(SUPPLIED DATA):
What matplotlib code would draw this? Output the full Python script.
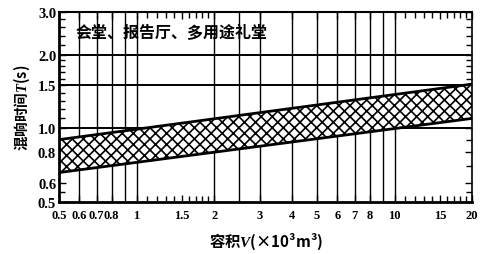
import matplotlib
matplotlib.use('Agg')
import matplotlib.pyplot as plt
from matplotlib.ticker import FixedLocator, NullFormatter

# --- DATA ---
VOLUME = [0.5, 20]            # x10^3 m^3
T_UPPER = [0.90, 1.52]        # s
T_LOWER = [0.66, 1.10]        # s

X_TICKS = [0.5, 0.6, 0.7, 0.8, 1, 1.5, 2, 3, 4, 5, 6, 7, 8, 10, 15, 20]
X_LABELS = ['0.5', '0.6', '0.7', '0.8', '1', '1.5', '2', '3', '4', '5', '6', '7', '8', '10', '15', '20']
Y_TICKS = [0.5, 0.6, 0.8, 1.0, 1.5, 2.0, 3.0]
Y_LABELS = ['0.5', '0.6', '0.8', '1.0', '1.5', '2.0', '3.0']

GRID_X = [0.6, 0.7, 0.8, 0.9, 1, 2, 2.5, 3, 4, 5, 6, 7, 8, 9, 10]
GRID_Y = [1.0, 1.5, 2.0]
MINOR_X = [1.1, 1.2, 1.3, 1.4, 1.6, 1.7, 1.8, 1.9, 11, 12, 13, 14, 16, 17, 18, 19]
MINOR_Y = [0.55, 0.7, 0.9, 1.1, 1.2, 1.3, 1.4, 1.6, 1.7, 1.8, 1.9, 2.2, 2.4, 2.6, 2.8]

TITLE = '会堂、报告厅、多用途礼堂'

plt.rcParams['font.family'] = ['Noto Sans CJK SC', 'DejaVu Sans']
plt.rcParams['mathtext.fontset'] = 'custom'
plt.rcParams['mathtext.it'] = 'Liberation Serif:italic:bold'
plt.rcParams['mathtext.rm'] = 'Liberation Serif:bold'
plt.rcParams['hatch.linewidth'] = 1.2

fig = plt.figure(figsize=(4.95, 2.55), dpi=100)
ax = fig.add_axes([0.119, 0.204, 0.835, 0.745])
ax.set_xscale('log')
ax.set_yscale('log')
ax.set_xlim(0.5, 20)
ax.set_ylim(0.5, 3.0)

# grid lines
for gx in GRID_X:
    ax.axvline(gx, color='black', lw=1.0, zorder=1)
for gy in GRID_Y:
    ax.axhline(gy, color='black', lw=1.4, zorder=1)

# hatched band
ax.fill_between(VOLUME, T_LOWER, T_UPPER, facecolor='white', edgecolor='black',
                hatch='xxx', linewidth=0, zorder=2)
ax.plot(VOLUME, T_UPPER, color='black', lw=2.0, zorder=3)
ax.plot(VOLUME, T_LOWER, color='black', lw=2.0, zorder=3)

# ticks
ax.xaxis.set_major_locator(FixedLocator(X_TICKS))
ax.xaxis.set_minor_locator(FixedLocator(MINOR_X))
ax.yaxis.set_major_locator(FixedLocator(Y_TICKS))
ax.yaxis.set_minor_locator(FixedLocator(MINOR_Y))
ax.xaxis.set_minor_formatter(NullFormatter())
ax.yaxis.set_minor_formatter(NullFormatter())
ax.set_xticklabels(X_LABELS, family='Liberation Serif', fontweight='bold', fontsize=9)
ax.set_yticklabels(Y_LABELS, family='Liberation Serif', fontweight='bold', fontsize=10.5)
ax.tick_params(which='both', direction='in', top=True, right=True, color='black')
ax.tick_params(which='major', length=5, width=1)
ax.tick_params(axis='x', which='major', pad=5)
ax.tick_params(axis='y', which='major', pad=2)
ax.tick_params(which='minor', length=4, width=1)

for side, w in [('left', 2.0), ('bottom', 2.0), ('top', 1.5), ('right', 1.2)]:
    ax.spines[side].set_linewidth(w)

ax.text(0.04, 0.895, TITLE, transform=ax.transAxes, fontsize=11.5,
        fontweight='bold', va='center', ha='left', zorder=4)

ax.set_ylabel('混响时间$\\mathit{T}$(s)', fontsize=10.5, fontweight='bold', labelpad=4)
ax.set_xlabel('容积$\\mathit{V}$(×10³m³)', fontsize=11, fontweight='bold', labelpad=7)

fig.savefig('out.png', dpi=100)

(EXERCISE REQUIREMENTS): Pick out, from the lines above, every one that contains the string "matplotlib".

(EXERCISE RESULT):
What matplotlib code would draw this? Output the full Python script.
import matplotlib
matplotlib.use('Agg')
import matplotlib.pyplot as plt
from matplotlib.ticker import FixedLocator, NullFormatter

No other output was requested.